A vast number of products we take for granted use hydrocarbon materials in some way. Perhaps renewable plastics will scale to meet certain demands. Recycling applies only to those plastics that can be melted- the thermoplastics. Thermoset plastics like melamine cannot be melted and so cannot be recycled. Recycling only works if consumers close the recycling loop. Plastics must be carefully sorted in the recycle process. When a mixture of plastics is melted, the blend can separate like oil and water producing inferior product. National Geographic has a good web page describing recycling.

Some plastics such as clear, colorless polyethylene films are usually pure polymer. Most synthetic polymers are colorless. In general, any synthetic polymer that is colored has pigments in it. Black plastic is loaded with soot for instance. Many polymer films for packaging are multilayered with different types of polymer layered together.

Waste thermoplastic with food residues is very problematic, especially those with oil residues. Waste plastic for recycle must be clean. Multilayer plastic films are not suitable for recycling either.

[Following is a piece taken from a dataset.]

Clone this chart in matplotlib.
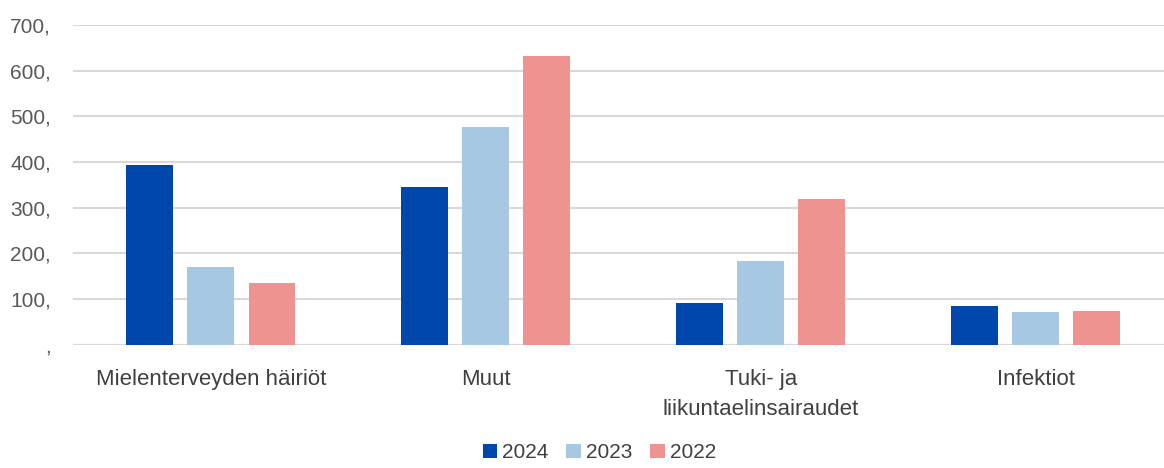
import numpy as np
import matplotlib
matplotlib.use('Agg')
from matplotlib import pyplot as plt

categories = ['Mielenterveyden häiriöt', 'Muut', 'Tuki- ja\nliikuntaelinsairaudet', 'Infektiot']
years = ['2024', '2023', '2022']
v2024 = [394, 346, 91, 85]
v2023 = [170, 476, 184, 71]
v2022 = [136, 631, 318, 74]
colors = ['#0047AB', '#A6C8E2', '#EF9391']
yticks = [0, 100, 200, 300, 400, 500, 600, 700]
ytick_labels = [',', '100,', '200,', '300,', '400,', '500,', '600,', '700,']

plt.rcParams['font.family'] = ['Liberation Sans', 'DejaVu Sans']

fig = plt.figure(figsize=(11.64, 4.68), dpi=100)
ax = fig.add_axes([0.063, 0.263, 0.945, 0.684])

x = np.arange(len(categories))
w = 0.17
step = 0.222
series = [v2024, v2023, v2022]
for i in range(0, len(series)):
  ax.bar(x + (i - 1) * step, series[i], width=w, color=colors[i], label=years[i], zorder=3)

ax.set_xlim(-0.5, 3.5)
ax.set_ylim(0, 700)
ax.set_yticks(yticks)
ax.set_yticklabels(ytick_labels, color='#595959', fontsize=15)
ax.set_xticks(x)
ax.set_xticklabels(categories, color='#404040', fontsize=16, linespacing=1.6)
ax.tick_params(axis='both', length=0)
ax.tick_params(axis='x', pad=17)
ax.tick_params(axis='y', pad=16)
ax.grid(axis='y', color='#D9D9D9', linewidth=1.5, zorder=0)
for s in ax.spines.values():
  s.set_visible(False)
ax.axhline(0, color='#D9D9D9', linewidth=1.5, zorder=2)

fig.legend(loc='lower center', bbox_to_anchor=(0.515, -0.028), ncol=3, frameon=False,
           prop={'size': 15}, handlelength=0.7, handleheight=0.7, handletextpad=0.25,
           columnspacing=0.85, labelcolor='#404040')

fig.savefig('out.png', dpi=100)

Source: Technical Bulletin, Saint Gobain. Multilayer film structure with 3 different films and two tie layers between them. The Nylon layer provides toughness and tear resistance. The polyethylenevinyl alcohol (ethylene-vinyl chloride copolymer) layer (EVOH) blocks the transmission of oxygen and carbon dioxide. Low density polyethylene (LDPE) layer provides broad chemical compatibility along with biocompatibility for safe handling of biopharmaceuticals. Not all polymers are compatible with melt bonding. The tie-layer is a melt-bondable adhesive polymer film that hold the layers of polymer into a single film. The tie layer polymer is often a polyethylene film that has a surface layer of organic acid or anhydride groups that can bind to other polymers by melt bonding.

Other additives such as plasticizers are present in flexible plastics like polyvinyl chloride (PVC) or other compositions where suppleness is important. Pure PVC is rigid. Additives are an industry unto its own. The varieties and grades in the plastics business is mind boggling. The variety of plastic compositions is too diverse to allow recycling of all plastics.

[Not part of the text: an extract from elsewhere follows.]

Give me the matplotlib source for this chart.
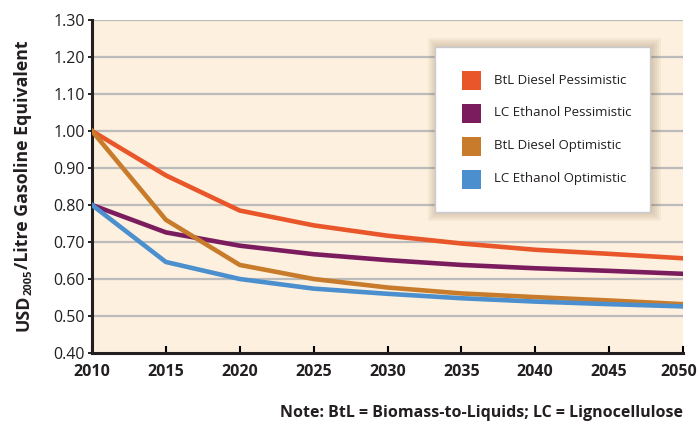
import matplotlib
matplotlib.use("Agg")
import matplotlib.pyplot as plt
from matplotlib.patches import Rectangle
import matplotlib.transforms as mtrans

years = [2010, 2015, 2020, 2025, 2030, 2035, 2040, 2045, 2050]
btl_pess = [1.00, 0.88, 0.785, 0.745, 0.717, 0.696, 0.679, 0.668, 0.656]
lc_pess = [0.80, 0.726, 0.690, 0.667, 0.651, 0.638, 0.629, 0.622, 0.614]
btl_opt = [1.00, 0.760, 0.638, 0.600, 0.577, 0.561, 0.551, 0.542, 0.532]
lc_opt = [0.80, 0.646, 0.600, 0.574, 0.560, 0.548, 0.539, 0.532, 0.526]
series_names = ["BtL Diesel Pessimistic", "LC Ethanol Pessimistic",
                "BtL Diesel Optimistic", "LC Ethanol Optimistic"]
colors = ["#E8562A", "#7B1C5E", "#C87C2B", "#4B8FCE"]
yticks = [0.40, 0.50, 0.60, 0.70, 0.80, 0.90, 1.00, 1.10, 1.20, 1.30]

plt.rcParams['font.family'] = ['Open Sans', 'DejaVu Sans']
TXT = "#231F20"

W, H = 698, 426
fig = plt.figure(figsize=(W / 100, H / 100), dpi=100)
ax = fig.add_axes([92 / W, 1 - 353 / H, (683 - 92) / W, (353 - 20) / H])
ax.set_facecolor("#FDF0DE")

for v in yticks[1:]:
    ax.axhline(v, color="#BBBBBB", lw=1.6, zorder=1)

for vals, c in zip([btl_pess, lc_pess, btl_opt, lc_opt], colors):
    ax.plot(years, vals, color=c, lw=3.3, zorder=3, solid_joinstyle='round')

ax.set_xlim(2010, 2050)
ax.set_ylim(0.40, 1.30)
ax.set_xticks(years)
ax.set_xticklabels([str(y) for y in years], fontweight='bold', fontsize=11.5, color=TXT)
ax.set_yticks(yticks)
ax.set_yticklabels([f"{v:.2f}" for v in yticks], fontsize=11.5, color=TXT)
ax.tick_params(axis='x', direction='in', length=5, width=1.5, pad=8)
ax.tick_params(axis='y', direction='out', length=3, width=1.2, pad=2)
# nudge last x label so it stays inside the figure
lbls = ax.get_xticklabels()
lbls[-1].set_transform(lbls[-1].get_transform() + mtrans.ScaledTranslation(-4 / 100, 0, fig.dpi_scale_trans))
for s in ['top', 'right']:
    ax.spines[s].set_visible(False)
for s in ['left', 'bottom']:
    ax.spines[s].set_linewidth(2.2)
    ax.spines[s].set_color(TXT)

# Y label built from pieces (subscript)
fig.canvas.draw()
renderer = fig.canvas.get_renderer()
pieces = [("USD", 12.8, 0), ("2005", 8, 3.5), ("/Litre Gasoline Equivalent", 12.8, 0)]
base_x = 28
total = 0
objs = []
for s, fs, dx in pieces:
    t = fig.text(0, 0, s, fontsize=fs, fontweight='bold', color=TXT,
                 rotation=90, rotation_mode='anchor', ha='left', va='baseline')
    bb = t.get_window_extent(renderer)
    objs.append((t, bb.height, dx))
    total += bb.height
y = (H - 186) - total / 2
for t, h, dx in objs:
    t.set_position(((base_x + dx) / W, y / H))
    y += h

# Legend box with shadow
lx0, ly0, lx1, ly1 = 435, 47, 650, 212
for i in range(5):
    off = 1 + i * 2
    fig.patches.append(Rectangle(((lx0 - off + 2) / W, 1 - (ly1 + off) / H),
                                 (lx1 - lx0 + 2 * off) / W, (ly1 - ly0 + 2 * off) / H,
                                 transform=fig.transFigure, facecolor="#7A5A3A",
                                 alpha=0.06, edgecolor='none', zorder=4))
fig.patches.append(Rectangle((lx0 / W, 1 - ly1 / H), (lx1 - lx0) / W, (ly1 - ly0) / H,
                             transform=fig.transFigure, facecolor="white",
                             edgecolor="#C8CCD2", lw=1, zorder=5))
rows_y = [80, 113, 146, 179]
for name, c, ry in zip(series_names, colors, rows_y):
    fig.patches.append(Rectangle((462 / W, 1 - (ry + 9.5) / H), 19 / W, 19 / H,
                                 transform=fig.transFigure, facecolor=c,
                                 edgecolor='none', zorder=6))
    fig.text(494 / W, 1 - ry / H, name, fontsize=9.5, color=TXT,
             va='center', ha='left', zorder=7)

fig.text(683 / W, 1 - 413 / H, "Note: BtL = Biomass-to-Liquids; LC = Lignocellulose",
         fontsize=11.5, fontweight='bold', color=TXT, ha='right', va='center')

fig.savefig("out.png", dpi=100)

Polymer manufacturing is likely to continue indefinitely. There is simply too much money at stake for the big oil & gas and petrochemical players to deconstruct themselves to a large extent. They will, however, follow the consumer, but how far?

So, the question is this- for the sake of keeping a viable petrochemical stream in place while hydrocarbon fuel consumption declines, how much hydrocarbon fuel can we burn per year without exceeding the capacity of the earth to absorb the CO2 produced? We want to lower the slope of the atmospheric CO2 curve enough to achieve a reasonable steady state. The global economy depends very much on the production and use of petrochemicals. People will generally avoid economic suicide.

Where is the balance point for a sustainable production of necessary petrochemicals and the decommissioning of hydrocarbon fuel production? I certainly don’t know.